» EXERCISE DIRECTIONS:
Read the lines that follow and pick out every one containing the word "this".
━━━━━━━━━━━━━━━━━━━━━━━━━━━━━━
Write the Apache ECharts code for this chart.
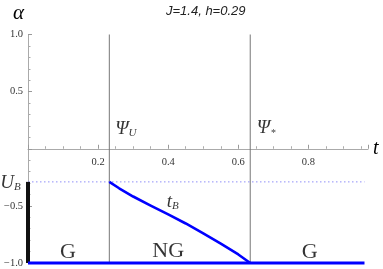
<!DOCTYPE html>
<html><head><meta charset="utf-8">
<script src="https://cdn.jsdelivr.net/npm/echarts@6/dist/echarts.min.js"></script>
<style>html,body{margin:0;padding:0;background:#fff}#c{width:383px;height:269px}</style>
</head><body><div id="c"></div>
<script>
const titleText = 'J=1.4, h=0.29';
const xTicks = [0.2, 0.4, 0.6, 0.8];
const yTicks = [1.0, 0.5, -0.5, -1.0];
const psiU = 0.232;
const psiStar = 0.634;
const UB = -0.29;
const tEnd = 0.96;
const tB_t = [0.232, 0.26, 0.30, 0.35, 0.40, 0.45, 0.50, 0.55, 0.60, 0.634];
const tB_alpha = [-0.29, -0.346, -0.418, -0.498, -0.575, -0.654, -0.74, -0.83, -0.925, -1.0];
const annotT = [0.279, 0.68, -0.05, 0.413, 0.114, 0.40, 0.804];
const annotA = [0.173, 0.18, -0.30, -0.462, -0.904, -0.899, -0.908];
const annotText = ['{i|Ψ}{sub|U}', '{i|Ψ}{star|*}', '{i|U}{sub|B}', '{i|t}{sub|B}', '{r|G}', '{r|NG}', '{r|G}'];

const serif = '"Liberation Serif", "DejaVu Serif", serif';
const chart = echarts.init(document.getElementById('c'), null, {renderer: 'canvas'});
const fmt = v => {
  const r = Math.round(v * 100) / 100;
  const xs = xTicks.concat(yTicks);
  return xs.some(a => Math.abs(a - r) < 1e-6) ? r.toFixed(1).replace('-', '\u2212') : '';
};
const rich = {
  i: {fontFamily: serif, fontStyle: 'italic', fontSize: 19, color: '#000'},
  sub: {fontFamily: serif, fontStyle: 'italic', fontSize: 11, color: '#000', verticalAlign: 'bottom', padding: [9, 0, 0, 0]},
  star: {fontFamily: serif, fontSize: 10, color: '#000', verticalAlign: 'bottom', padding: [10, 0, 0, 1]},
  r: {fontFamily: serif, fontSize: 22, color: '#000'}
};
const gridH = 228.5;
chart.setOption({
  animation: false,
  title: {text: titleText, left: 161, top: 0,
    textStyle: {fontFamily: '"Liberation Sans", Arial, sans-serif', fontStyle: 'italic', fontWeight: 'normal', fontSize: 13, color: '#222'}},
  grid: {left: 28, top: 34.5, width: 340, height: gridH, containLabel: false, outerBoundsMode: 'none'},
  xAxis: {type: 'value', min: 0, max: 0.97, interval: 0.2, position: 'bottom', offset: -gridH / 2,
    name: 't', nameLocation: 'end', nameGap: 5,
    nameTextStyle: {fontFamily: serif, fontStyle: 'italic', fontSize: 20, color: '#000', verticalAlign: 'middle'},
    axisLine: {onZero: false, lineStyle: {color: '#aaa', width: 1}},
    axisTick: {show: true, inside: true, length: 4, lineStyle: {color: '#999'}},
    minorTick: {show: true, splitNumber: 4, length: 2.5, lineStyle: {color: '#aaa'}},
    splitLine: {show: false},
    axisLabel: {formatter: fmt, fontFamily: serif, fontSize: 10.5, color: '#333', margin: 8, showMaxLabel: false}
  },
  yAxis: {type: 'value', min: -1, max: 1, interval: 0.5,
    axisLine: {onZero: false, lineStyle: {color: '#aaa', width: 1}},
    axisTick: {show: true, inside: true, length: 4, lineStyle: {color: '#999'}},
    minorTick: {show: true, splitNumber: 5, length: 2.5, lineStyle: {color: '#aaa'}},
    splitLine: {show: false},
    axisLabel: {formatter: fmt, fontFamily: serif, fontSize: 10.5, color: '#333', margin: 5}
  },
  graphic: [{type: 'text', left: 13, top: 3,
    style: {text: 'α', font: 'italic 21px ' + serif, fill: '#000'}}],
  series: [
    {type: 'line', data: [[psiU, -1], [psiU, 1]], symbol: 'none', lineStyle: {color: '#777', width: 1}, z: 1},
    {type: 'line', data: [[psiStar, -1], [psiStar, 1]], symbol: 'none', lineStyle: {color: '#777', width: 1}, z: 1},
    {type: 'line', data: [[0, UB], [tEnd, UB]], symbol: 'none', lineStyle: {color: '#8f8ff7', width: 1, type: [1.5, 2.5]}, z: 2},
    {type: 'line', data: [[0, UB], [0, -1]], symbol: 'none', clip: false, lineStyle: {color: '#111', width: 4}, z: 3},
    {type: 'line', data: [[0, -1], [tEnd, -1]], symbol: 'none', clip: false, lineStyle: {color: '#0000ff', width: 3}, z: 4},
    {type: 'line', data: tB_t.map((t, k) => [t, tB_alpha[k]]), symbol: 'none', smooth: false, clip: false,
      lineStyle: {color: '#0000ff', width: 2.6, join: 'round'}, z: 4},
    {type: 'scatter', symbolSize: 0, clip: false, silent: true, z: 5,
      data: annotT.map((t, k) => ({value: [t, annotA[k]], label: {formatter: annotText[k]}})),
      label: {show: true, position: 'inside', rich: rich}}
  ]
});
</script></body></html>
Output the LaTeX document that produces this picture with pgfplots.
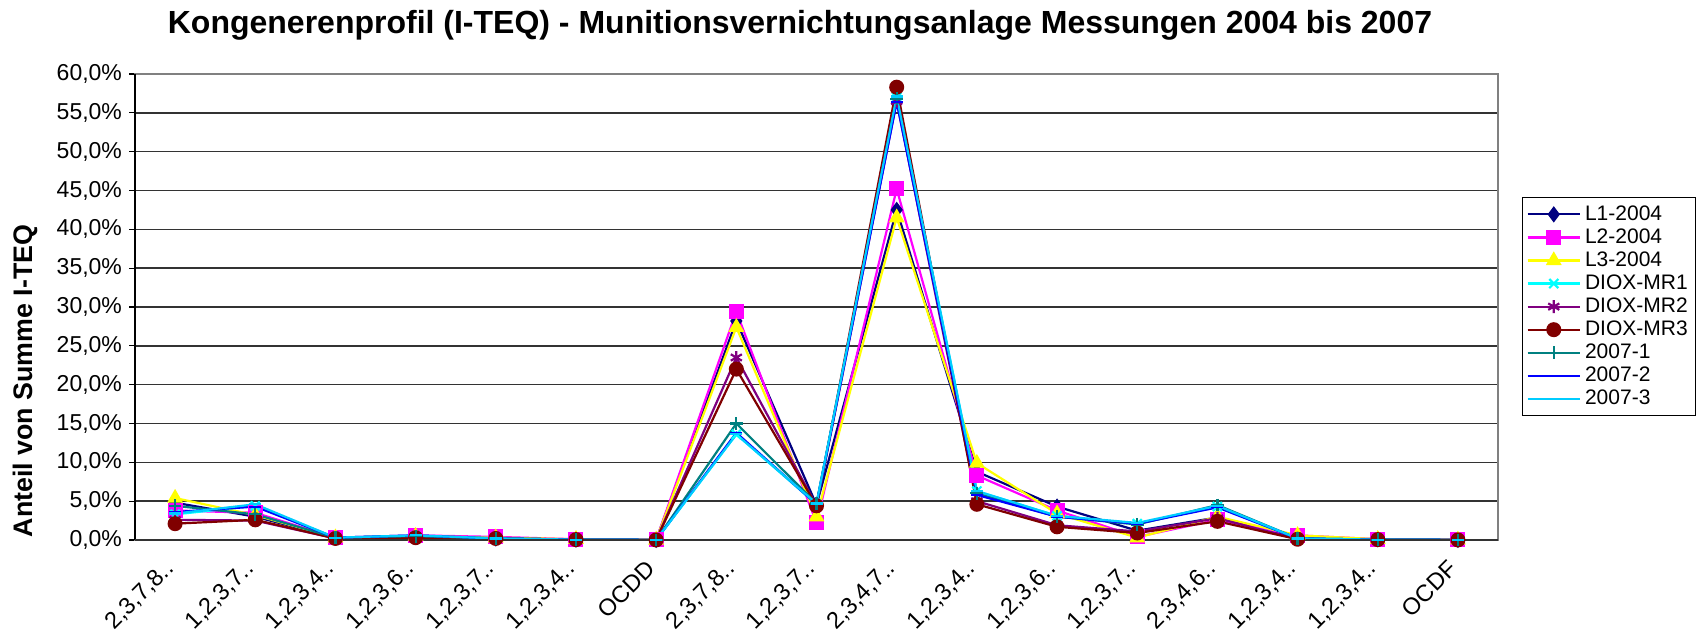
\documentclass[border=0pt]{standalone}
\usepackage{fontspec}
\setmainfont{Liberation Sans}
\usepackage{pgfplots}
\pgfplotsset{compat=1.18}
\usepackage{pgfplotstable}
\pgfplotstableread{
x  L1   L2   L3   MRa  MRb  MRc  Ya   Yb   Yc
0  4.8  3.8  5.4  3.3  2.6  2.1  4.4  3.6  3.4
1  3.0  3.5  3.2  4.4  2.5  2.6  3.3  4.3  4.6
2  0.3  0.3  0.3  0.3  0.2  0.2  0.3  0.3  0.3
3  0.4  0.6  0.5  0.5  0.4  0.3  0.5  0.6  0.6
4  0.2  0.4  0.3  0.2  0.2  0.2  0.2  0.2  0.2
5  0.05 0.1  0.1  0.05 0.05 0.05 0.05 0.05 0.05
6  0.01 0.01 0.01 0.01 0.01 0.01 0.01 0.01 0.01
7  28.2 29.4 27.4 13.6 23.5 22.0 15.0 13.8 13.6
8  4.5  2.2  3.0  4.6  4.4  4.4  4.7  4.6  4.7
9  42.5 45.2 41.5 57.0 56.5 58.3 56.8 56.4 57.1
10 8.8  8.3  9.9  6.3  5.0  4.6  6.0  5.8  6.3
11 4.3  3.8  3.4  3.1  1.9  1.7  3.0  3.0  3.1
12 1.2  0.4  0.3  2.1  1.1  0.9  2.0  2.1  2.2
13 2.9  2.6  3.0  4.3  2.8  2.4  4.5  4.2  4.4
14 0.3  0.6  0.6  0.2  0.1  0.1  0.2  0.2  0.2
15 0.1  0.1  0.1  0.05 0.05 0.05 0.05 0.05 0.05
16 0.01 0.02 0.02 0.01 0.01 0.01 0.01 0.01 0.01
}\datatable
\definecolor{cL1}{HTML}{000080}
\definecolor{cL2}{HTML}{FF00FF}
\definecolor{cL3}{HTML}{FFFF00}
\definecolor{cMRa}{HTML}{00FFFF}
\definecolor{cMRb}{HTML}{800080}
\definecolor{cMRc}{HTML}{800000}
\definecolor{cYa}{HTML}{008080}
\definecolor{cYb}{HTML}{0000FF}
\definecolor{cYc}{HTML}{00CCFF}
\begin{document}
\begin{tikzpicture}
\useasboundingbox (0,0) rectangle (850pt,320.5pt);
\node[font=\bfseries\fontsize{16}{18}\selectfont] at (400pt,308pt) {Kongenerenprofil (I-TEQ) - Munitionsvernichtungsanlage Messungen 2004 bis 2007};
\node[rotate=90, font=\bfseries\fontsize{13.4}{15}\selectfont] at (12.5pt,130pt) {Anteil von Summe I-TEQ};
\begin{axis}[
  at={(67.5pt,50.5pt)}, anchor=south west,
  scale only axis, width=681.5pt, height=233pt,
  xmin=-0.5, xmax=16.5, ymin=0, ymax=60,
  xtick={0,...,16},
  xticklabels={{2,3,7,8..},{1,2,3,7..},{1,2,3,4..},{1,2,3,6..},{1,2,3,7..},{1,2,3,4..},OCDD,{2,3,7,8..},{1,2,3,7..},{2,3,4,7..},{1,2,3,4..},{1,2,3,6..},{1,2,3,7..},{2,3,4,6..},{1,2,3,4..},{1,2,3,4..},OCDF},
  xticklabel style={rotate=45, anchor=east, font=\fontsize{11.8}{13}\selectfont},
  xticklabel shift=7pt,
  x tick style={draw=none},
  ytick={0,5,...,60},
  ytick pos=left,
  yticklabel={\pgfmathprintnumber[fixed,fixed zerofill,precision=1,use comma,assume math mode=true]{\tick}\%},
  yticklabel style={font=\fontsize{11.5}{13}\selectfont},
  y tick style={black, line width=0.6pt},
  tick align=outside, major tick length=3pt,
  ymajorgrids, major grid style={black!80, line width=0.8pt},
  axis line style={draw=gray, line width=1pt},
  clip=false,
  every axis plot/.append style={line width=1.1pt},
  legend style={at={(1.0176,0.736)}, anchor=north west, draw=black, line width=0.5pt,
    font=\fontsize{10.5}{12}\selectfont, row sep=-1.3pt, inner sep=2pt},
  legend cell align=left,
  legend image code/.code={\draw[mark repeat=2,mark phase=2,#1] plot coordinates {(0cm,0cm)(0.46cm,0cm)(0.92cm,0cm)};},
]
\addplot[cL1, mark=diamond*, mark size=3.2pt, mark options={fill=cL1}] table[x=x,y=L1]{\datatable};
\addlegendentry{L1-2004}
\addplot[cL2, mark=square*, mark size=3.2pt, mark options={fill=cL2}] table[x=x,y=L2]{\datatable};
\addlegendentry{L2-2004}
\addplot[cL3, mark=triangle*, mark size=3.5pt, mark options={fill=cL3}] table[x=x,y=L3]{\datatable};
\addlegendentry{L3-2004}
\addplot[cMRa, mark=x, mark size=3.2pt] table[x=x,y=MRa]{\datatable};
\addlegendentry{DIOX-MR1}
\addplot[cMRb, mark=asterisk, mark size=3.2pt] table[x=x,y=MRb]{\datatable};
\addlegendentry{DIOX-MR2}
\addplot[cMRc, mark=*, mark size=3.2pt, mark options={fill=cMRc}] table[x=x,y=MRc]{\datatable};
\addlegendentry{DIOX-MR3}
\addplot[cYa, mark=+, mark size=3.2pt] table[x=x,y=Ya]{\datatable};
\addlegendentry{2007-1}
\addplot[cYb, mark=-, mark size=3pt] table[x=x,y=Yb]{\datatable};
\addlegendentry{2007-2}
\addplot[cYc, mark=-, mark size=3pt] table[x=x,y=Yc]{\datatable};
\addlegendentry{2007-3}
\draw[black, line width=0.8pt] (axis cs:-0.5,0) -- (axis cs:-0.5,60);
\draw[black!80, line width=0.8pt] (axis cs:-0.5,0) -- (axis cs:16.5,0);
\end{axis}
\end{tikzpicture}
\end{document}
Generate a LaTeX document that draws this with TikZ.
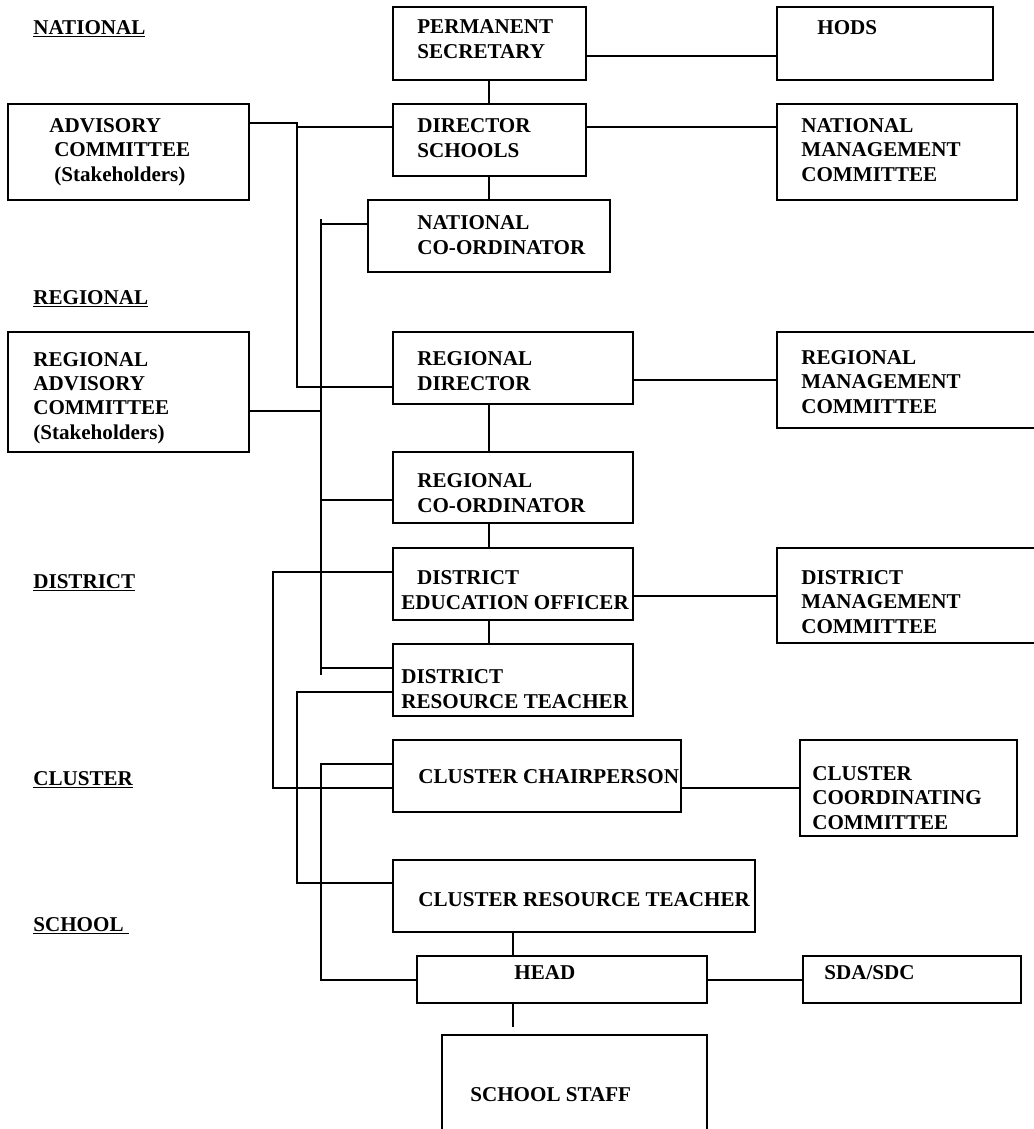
━━━━━━━━━━━━━━━━━━━━━━━━━━━━━━
» WRITTEN ANSWER:
Write the Apache ECharts code for this chart.
Output the LaTeX document that produces this picture with pgfplots.
Generate a LaTeX document that draws this with TikZ.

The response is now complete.